• **REQUEST**: Reproduce, character for character, the lines below from the first through the one with "Serif', 'Times New". Leave pictures out.

• **GIVEN DATA**:
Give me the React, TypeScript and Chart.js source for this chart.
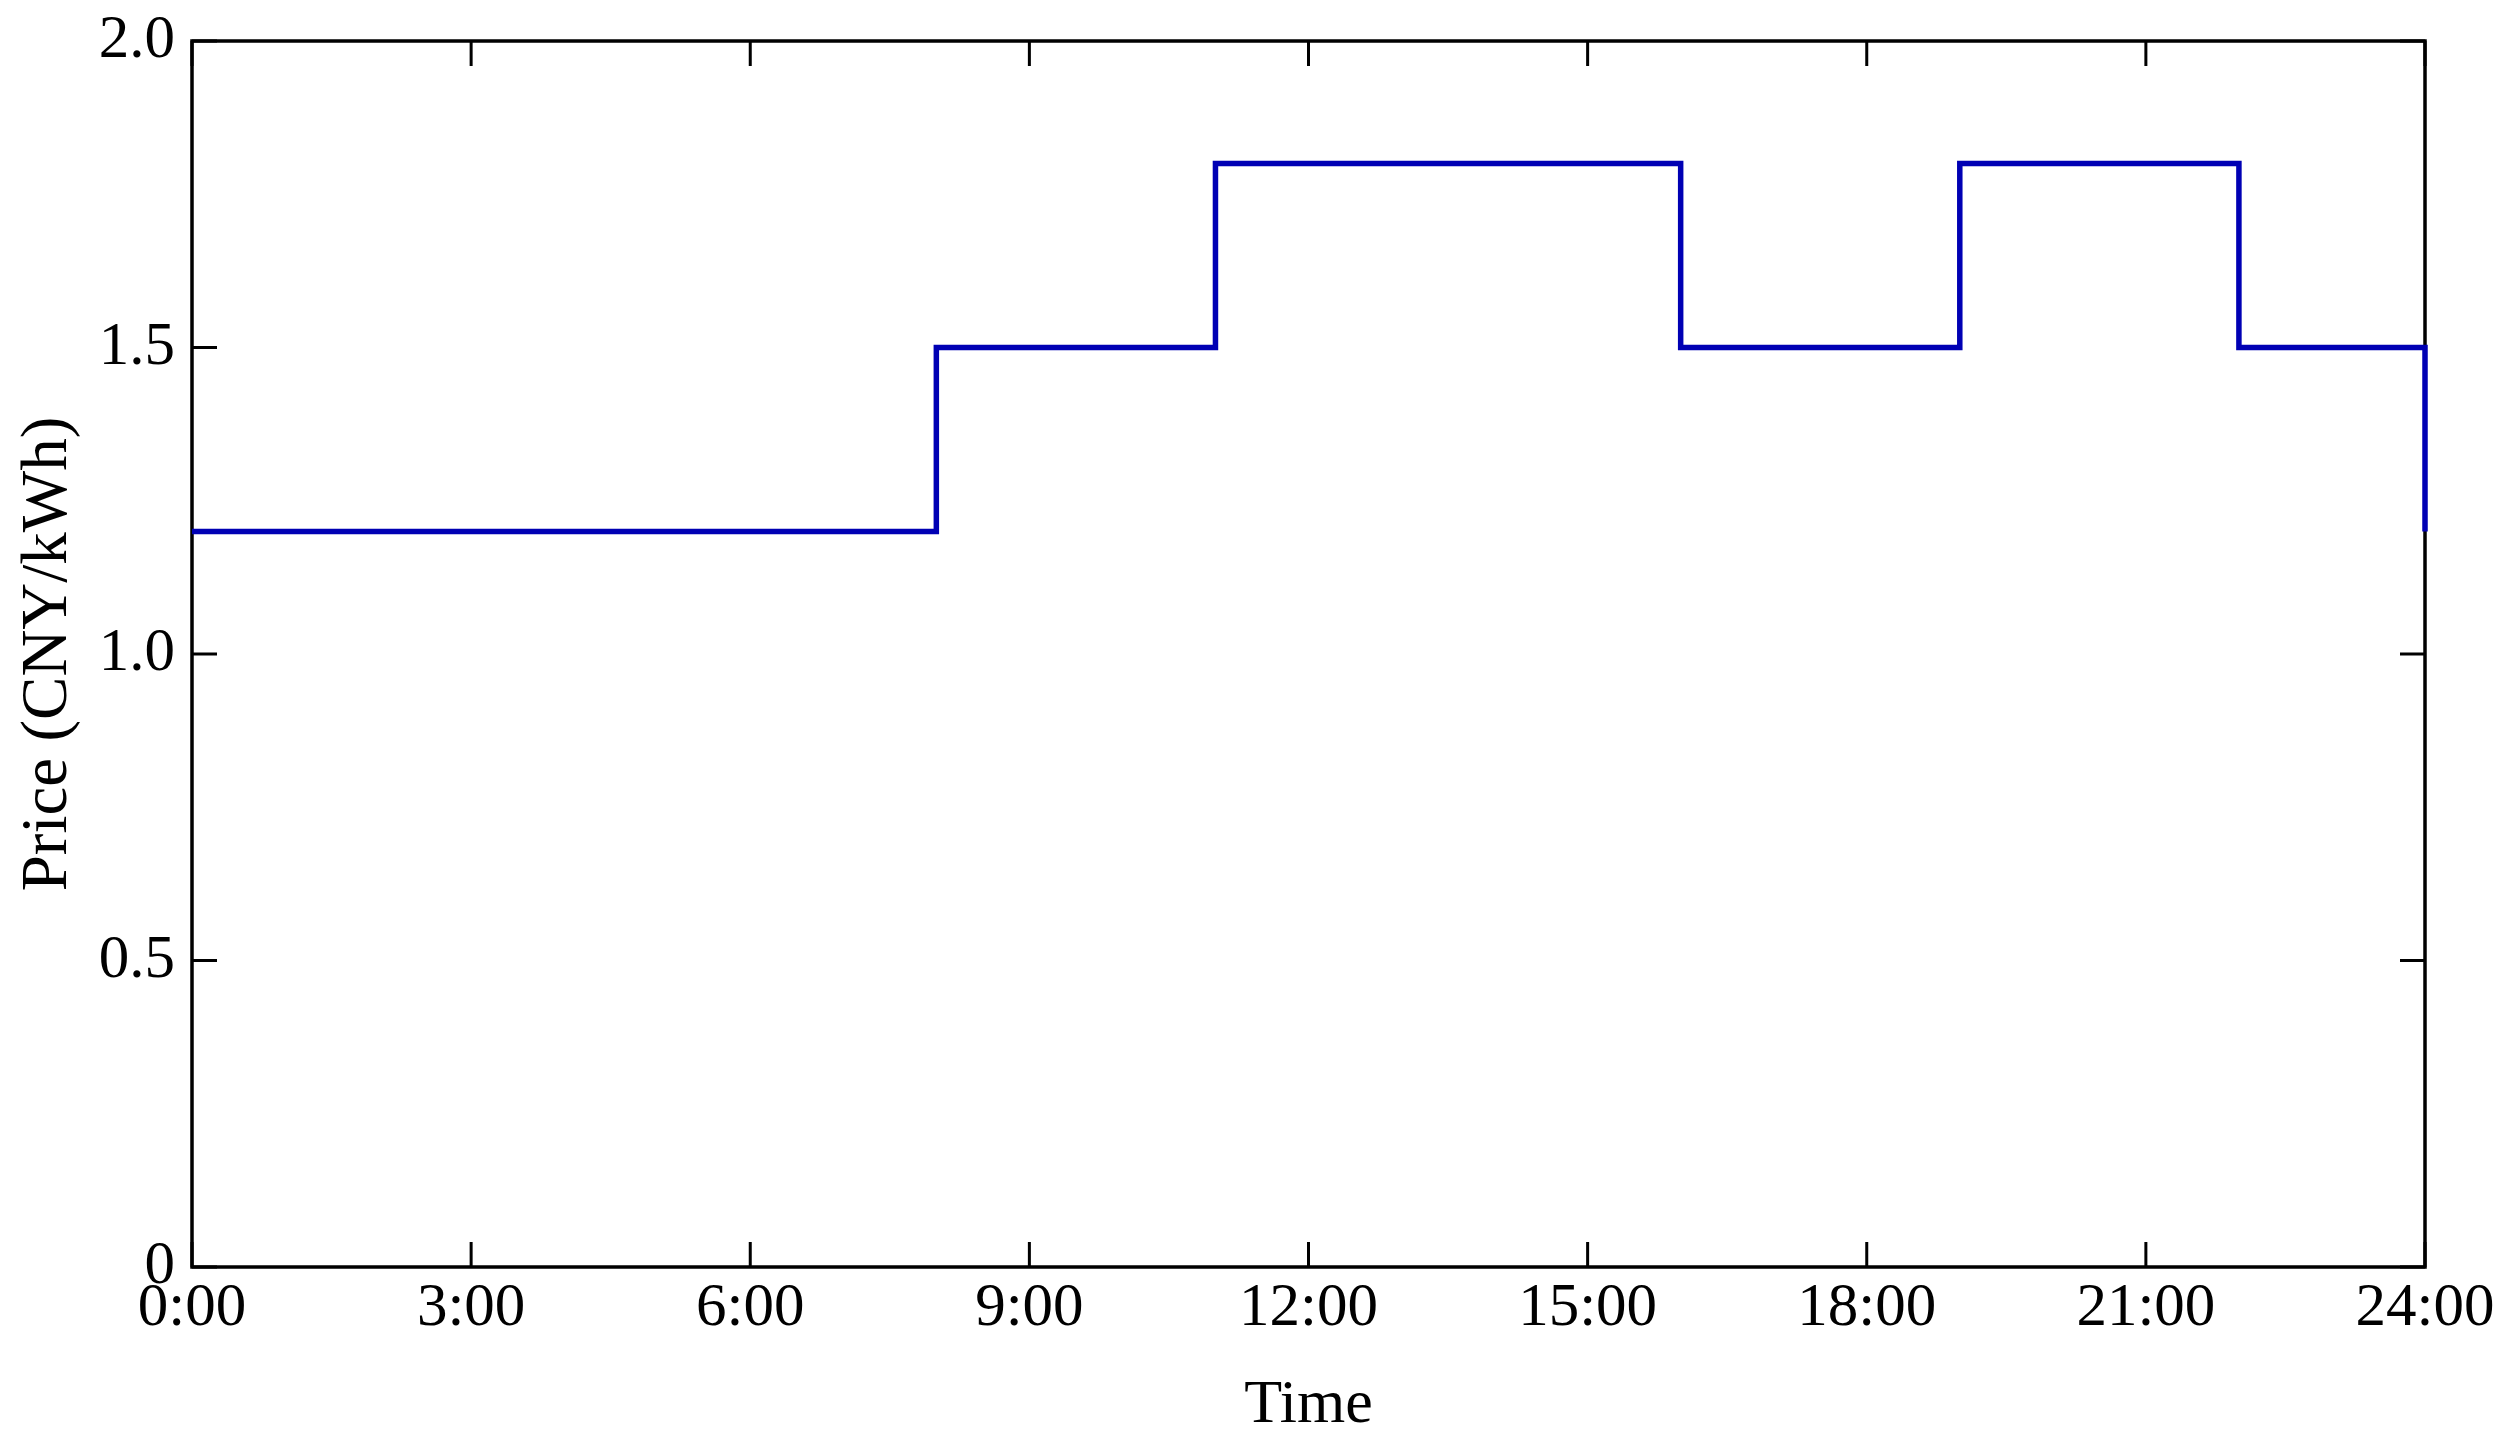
import React, { useEffect, useRef } from "react";
import { Chart, registerables } from "chart.js";

Chart.register(...registerables);

// Tariff breakpoints (hour of day) and the price that starts at each one
const breakHours: number[] = [0, 8, 11, 16, 19, 22, 24];
const prices: number[] = [1.2, 1.5, 1.8, 1.5, 1.8, 1.5, 1.2];

const xTickHours: number[] = [0, 3, 6, 9, 12, 15, 18, 21, 24];
const yTickValues: number[] = [0, 0.5, 1.0, 1.5, 2.0];

const xTitle = "Time";
const yTitle = "Price (CNY/kWh)";

const W = 2511;
const H = 1452;
const FONT = "'Liberation Serif', 'Times New Roman', serif";

const framePlugin = {
  id: "frameTicks",
  beforeDatasetsDraw(chart: any) {
    const { ctx, chartArea } = chart;
    const { left, right, top, bottom } = chartArea;
    const xs = chart.scales.x;
    const ys = chart.scales.y;
    const tl = 25;
    ctx.save();
    ctx.strokeStyle = "#000";
    ctx.lineWidth = 3;
    ctx.beginPath();
    for (const h of xTickHours) {
      const px = xs.getPixelForValue(h);
      ctx.moveTo(px, bottom);
      ctx.lineTo(px, bottom - tl);
      ctx.moveTo(px, top);
      ctx.lineTo(px, top + tl);
    }
    for (const v of yTickValues) {
      const py = ys.getPixelForValue(v);
      ctx.moveTo(left, py);
      ctx.lineTo(left + tl, py);
      ctx.moveTo(right, py);
      ctx.lineTo(right - tl, py);
    }
    ctx.stroke();
    ctx.lineWidth = 3.5;
    ctx.strokeRect(left, top, right - left, bottom - top);
    ctx.restore();
  },
};

export default function App() {
  const ref = useRef<HTMLCanvasElement | null>(null);

  useEffect(() => {
    const canvas = ref.current;
    if (!canvas) return;
    const chart = new Chart(canvas, {
      type: "line",
      data: {
        datasets: [
          {
            data: breakHours.map((h, i) => ({ x: h, y: prices[i] })),
            borderColor: "rgb(0,0,180)",
            borderWidth: 5.5,
            stepped: "before",
            pointRadius: 0,
            fill: false,
            clip: false,
          } as any,
        ],
      },
      options: {
        responsive: false,
        animation: false,
        devicePixelRatio: 1,
        layout: { padding: { top: 41, right: 86, left: 0, bottom: 0 } },
        plugins: {
          legend: { display: false },
          tooltip: { enabled: false },
        },
        scales: {
          x: {
            type: "linear",
            min: 0,
            max: 24,
            afterFit: (s: any) => {
              s.height = 185;
              s.paddingLeft = 0;
              s.paddingRight = 0;
            },
            afterBuildTicks: (s: any) => {
              s.ticks = xTickHours.map((v) => ({ value: v }));
            },
            grid: { display: false, drawTicks: false },
            border: { display: false },
            ticks: {
              autoSkip: false,
              maxRotation: 0,
              padding: 5,
              color: "#000",
              font: { family: FONT, size: 61 },
              callback: (v: any) => `${v}:00`,
            },
            title: {
              display: true,
              text: xTitle,
              color: "#000",
              font: { family: FONT, size: 62 },
              padding: { top: 0, bottom: 9 },
            },
          },
          y: {
            type: "linear",
            min: 0,
            max: 2,
            afterFit: (s: any) => {
              s.width = 192;
              s.paddingTop = 0;
              s.paddingBottom = 0;
            },
            afterBuildTicks: (s: any) => {
              s.ticks = yTickValues.map((v) => ({ value: v }));
            },
            grid: { display: false, drawTicks: false },
            border: { display: false },
            ticks: {
              padding: 17,
              color: "#000",
              font: { family: FONT, size: 61 },
              callback: (v: any) => (Number(v) === 0 ? "0" : Number(v).toFixed(1)),
            },
            title: {
              display: true,
              text: yTitle,
              color: "#000",
              font: { family: FONT, size: 65 },
              padding: { top: 10, bottom: 0 },
            },
          },
        },
      },
      plugins: [framePlugin],
    } as any);
    return () => chart.destroy();
  }, []);

  return (
    <div style={{ position: "absolute", left: 0, top: 0, width: W, height: H, background: "#fff" }}>
      <canvas ref={ref} width={W} height={H} style={{ display: "block", width: W, height: H }} />
    </div>
  );
}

• **SOLUTION FOR THIS PROBLEM**:
Give me the React, TypeScript and Chart.js source for this chart.
import React, { useEffect, useRef } from "react";
import { Chart, registerables } from "chart.js";

Chart.register(...registerables);

// Tariff breakpoints (hour of day) and the price that starts at each one
const breakHours: number[] = [0, 8, 11, 16, 19, 22, 24];
const prices: number[] = [1.2, 1.5, 1.8, 1.5, 1.8, 1.5, 1.2];

const xTickHours: number[] = [0, 3, 6, 9, 12, 15, 18, 21, 24];
const yTickValues: number[] = [0, 0.5, 1.0, 1.5, 2.0];

const xTitle = "Time";
const yTitle = "Price (CNY/kWh)";

const W = 2511;
const H = 1452;
const FONT = "'Liberation Serif', 'Times New Roman', serif";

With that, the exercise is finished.